## Given data

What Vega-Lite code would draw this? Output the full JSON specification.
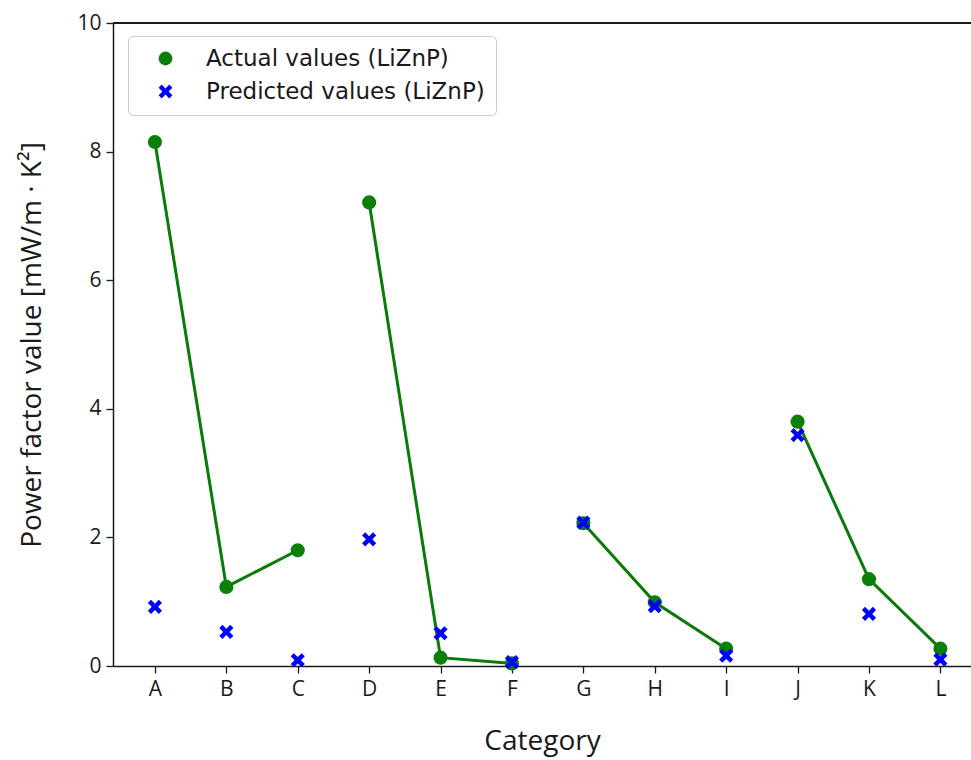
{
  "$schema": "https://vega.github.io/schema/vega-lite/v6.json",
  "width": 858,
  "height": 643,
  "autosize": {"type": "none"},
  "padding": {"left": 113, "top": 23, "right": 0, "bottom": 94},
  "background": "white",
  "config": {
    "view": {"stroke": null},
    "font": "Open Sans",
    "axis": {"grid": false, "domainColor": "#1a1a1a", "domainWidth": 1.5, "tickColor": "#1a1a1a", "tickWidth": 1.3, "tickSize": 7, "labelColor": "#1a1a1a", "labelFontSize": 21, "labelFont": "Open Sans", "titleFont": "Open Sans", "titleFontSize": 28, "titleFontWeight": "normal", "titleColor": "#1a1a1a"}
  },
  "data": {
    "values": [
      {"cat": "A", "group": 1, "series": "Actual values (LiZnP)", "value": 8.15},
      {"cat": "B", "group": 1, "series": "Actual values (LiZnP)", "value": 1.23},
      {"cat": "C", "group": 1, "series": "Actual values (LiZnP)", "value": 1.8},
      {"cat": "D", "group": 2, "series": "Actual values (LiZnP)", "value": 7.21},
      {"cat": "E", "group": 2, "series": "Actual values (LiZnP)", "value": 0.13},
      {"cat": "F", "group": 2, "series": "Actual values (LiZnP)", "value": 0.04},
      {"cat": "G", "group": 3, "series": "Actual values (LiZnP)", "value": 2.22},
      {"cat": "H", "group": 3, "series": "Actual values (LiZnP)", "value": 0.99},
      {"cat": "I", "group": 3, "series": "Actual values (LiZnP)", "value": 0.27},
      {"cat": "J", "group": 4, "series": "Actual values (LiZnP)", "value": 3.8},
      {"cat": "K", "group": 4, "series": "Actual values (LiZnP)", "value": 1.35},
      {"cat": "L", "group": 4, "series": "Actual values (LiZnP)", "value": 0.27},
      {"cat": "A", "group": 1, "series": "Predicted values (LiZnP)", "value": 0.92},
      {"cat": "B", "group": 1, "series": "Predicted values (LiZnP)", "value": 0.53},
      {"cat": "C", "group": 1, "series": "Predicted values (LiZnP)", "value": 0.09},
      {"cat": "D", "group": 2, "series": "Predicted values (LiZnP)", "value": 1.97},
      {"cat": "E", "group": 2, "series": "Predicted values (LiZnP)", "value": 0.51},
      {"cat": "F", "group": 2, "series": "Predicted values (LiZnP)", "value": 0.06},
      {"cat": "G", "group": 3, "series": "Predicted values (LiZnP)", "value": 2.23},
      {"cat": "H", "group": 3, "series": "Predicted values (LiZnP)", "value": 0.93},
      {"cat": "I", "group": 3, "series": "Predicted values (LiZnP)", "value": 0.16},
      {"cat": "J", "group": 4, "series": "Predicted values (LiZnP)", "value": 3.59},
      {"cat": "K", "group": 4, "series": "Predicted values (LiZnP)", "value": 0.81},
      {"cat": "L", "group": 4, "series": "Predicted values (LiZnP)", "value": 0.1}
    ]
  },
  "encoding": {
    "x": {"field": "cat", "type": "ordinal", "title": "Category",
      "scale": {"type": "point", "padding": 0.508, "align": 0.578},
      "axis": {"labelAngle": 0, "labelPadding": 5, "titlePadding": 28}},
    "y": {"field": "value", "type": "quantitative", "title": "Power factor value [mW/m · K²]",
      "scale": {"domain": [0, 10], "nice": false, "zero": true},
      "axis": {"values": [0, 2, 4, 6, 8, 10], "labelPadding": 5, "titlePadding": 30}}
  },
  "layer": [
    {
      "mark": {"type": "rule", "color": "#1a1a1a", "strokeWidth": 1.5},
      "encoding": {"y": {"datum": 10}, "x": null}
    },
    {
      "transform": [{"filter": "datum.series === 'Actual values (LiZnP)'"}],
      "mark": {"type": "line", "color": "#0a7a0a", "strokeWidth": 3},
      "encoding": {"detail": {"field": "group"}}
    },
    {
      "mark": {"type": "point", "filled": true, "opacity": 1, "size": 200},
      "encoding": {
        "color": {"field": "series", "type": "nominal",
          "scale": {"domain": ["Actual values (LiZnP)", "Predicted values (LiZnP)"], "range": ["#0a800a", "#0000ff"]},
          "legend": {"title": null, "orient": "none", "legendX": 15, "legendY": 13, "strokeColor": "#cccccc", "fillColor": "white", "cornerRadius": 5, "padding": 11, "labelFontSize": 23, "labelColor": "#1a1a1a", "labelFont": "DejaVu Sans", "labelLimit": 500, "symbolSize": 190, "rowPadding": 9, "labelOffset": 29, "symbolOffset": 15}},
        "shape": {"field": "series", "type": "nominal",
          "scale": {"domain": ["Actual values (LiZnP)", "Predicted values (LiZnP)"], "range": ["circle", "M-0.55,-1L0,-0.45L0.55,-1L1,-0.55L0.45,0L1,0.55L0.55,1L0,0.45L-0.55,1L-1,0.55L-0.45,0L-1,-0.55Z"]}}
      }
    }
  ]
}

## Exercise goal
Leave out the pictures and give the listing above again exactly.

## Correct response
What Vega-Lite code would draw this? Output the full JSON specification.
{
  "$schema": "https://vega.github.io/schema/vega-lite/v6.json",
  "width": 858,
  "height": 643,
  "autosize": {"type": "none"},
  "padding": {"left": 113, "top": 23, "right": 0, "bottom": 94},
  "background": "white",
  "config": {
    "view": {"stroke": null},
    "font": "Open Sans",
    "axis": {"grid": false, "domainColor": "#1a1a1a", "domainWidth": 1.5, "tickColor": "#1a1a1a", "tickWidth": 1.3, "tickSize": 7, "labelColor": "#1a1a1a", "labelFontSize": 21, "labelFont": "Open Sans", "titleFont": "Open Sans", "titleFontSize": 28, "titleFontWeight": "normal", "titleColor": "#1a1a1a"}
  },
  "data": {
    "values": [
      {"cat": "A", "group": 1, "series": "Actual values (LiZnP)", "value": 8.15},
      {"cat": "B", "group": 1, "series": "Actual values (LiZnP)", "value": 1.23},
      {"cat": "C", "group": 1, "series": "Actual values (LiZnP)", "value": 1.8},
      {"cat": "D", "group": 2, "series": "Actual values (LiZnP)", "value": 7.21},
      {"cat": "E", "group": 2, "series": "Actual values (LiZnP)", "value": 0.13},
      {"cat": "F", "group": 2, "series": "Actual values (LiZnP)", "value": 0.04},
      {"cat": "G", "group": 3, "series": "Actual values (LiZnP)", "value": 2.22},
      {"cat": "H", "group": 3, "series": "Actual values (LiZnP)", "value": 0.99},
      {"cat": "I", "group": 3, "series": "Actual values (LiZnP)", "value": 0.27},
      {"cat": "J", "group": 4, "series": "Actual values (LiZnP)", "value": 3.8},
      {"cat": "K", "group": 4, "series": "Actual values (LiZnP)", "value": 1.35},
      {"cat": "L", "group": 4, "series": "Actual values (LiZnP)", "value": 0.27},
      {"cat": "A", "group": 1, "series": "Predicted values (LiZnP)", "value": 0.92},
      {"cat": "B", "group": 1, "series": "Predicted values (LiZnP)", "value": 0.53},
      {"cat": "C", "group": 1, "series": "Predicted values (LiZnP)", "value": 0.09},
      {"cat": "D", "group": 2, "series": "Predicted values (LiZnP)", "value": 1.97},
      {"cat": "E", "group": 2, "series": "Predicted values (LiZnP)", "value": 0.51},
      {"cat": "F", "group": 2, "series": "Predicted values (LiZnP)", "value": 0.06},
      {"cat": "G", "group": 3, "series": "Predicted values (LiZnP)", "value": 2.23},
      {"cat": "H", "group": 3, "series": "Predicted values (LiZnP)", "value": 0.93},
      {"cat": "I", "group": 3, "series": "Predicted values (LiZnP)", "value": 0.16},
      {"cat": "J", "group": 4, "series": "Predicted values (LiZnP)", "value": 3.59},
      {"cat": "K", "group": 4, "series": "Predicted values (LiZnP)", "value": 0.81},
      {"cat": "L", "group": 4, "series": "Predicted values (LiZnP)", "value": 0.1}
    ]
  },
  "encoding": {
    "x": {"field": "cat", "type": "ordinal", "title": "Category",
      "scale": {"type": "point", "padding": 0.508, "align": 0.578},
      "axis": {"labelAngle": 0, "labelPadding": 5, "titlePadding": 28}},
    "y": {"field": "value", "type": "quantitative", "title": "Power factor value [mW/m · K²]",
      "scale": {"domain": [0, 10], "nice": false, "zero": true},
      "axis": {"values": [0, 2, 4, 6, 8, 10], "labelPadding": 5, "titlePadding": 30}}
  },
  "layer": [
    {
      "mark": {"type": "rule", "color": "#1a1a1a", "strokeWidth": 1.5},
      "encoding": {"y": {"datum": 10}, "x": null}
    },
    {
      "transform": [{"filter": "datum.series === 'Actual values (LiZnP)'"}],
      "mark": {"type": "line", "color": "#0a7a0a", "strokeWidth": 3},
      "encoding": {"detail": {"field": "group"}}
    },
    {
      "mark": {"type": "point", "filled": true, "opacity": 1, "size": 200},
      "encoding": {
        "color": {"field": "series", "type": "nominal",
          "scale": {"domain": ["Actual values (LiZnP)", "Predicted values (LiZnP)"], "range": ["#0a800a", "#0000ff"]},
          "legend": {"title": null, "orient": "none", "legendX": 15, "legendY": 13, "strokeColor": "#cccccc", "fillColor": "white", "cornerRadius": 5, "padding": 11, "labelFontSize": 23, "labelColor": "#1a1a1a", "labelFont": "DejaVu Sans", "labelLimit": 500, "symbolSize": 190, "rowPadding": 9, "labelOffset": 29, "symbolOffset": 15}},
        "shape": {"field": "series", "type": "nominal",
          "scale": {"domain": ["Actual values (LiZnP)", "Predicted values (LiZnP)"], "range": ["circle", "M-0.55,-1L0,-0.45L0.55,-1L1,-0.55L0.45,0L1,0.55L0.55,1L0,0.45L-0.55,1L-1,0.55L-0.45,0L-1,-0.55Z"]}}
      }
    }
  ]
}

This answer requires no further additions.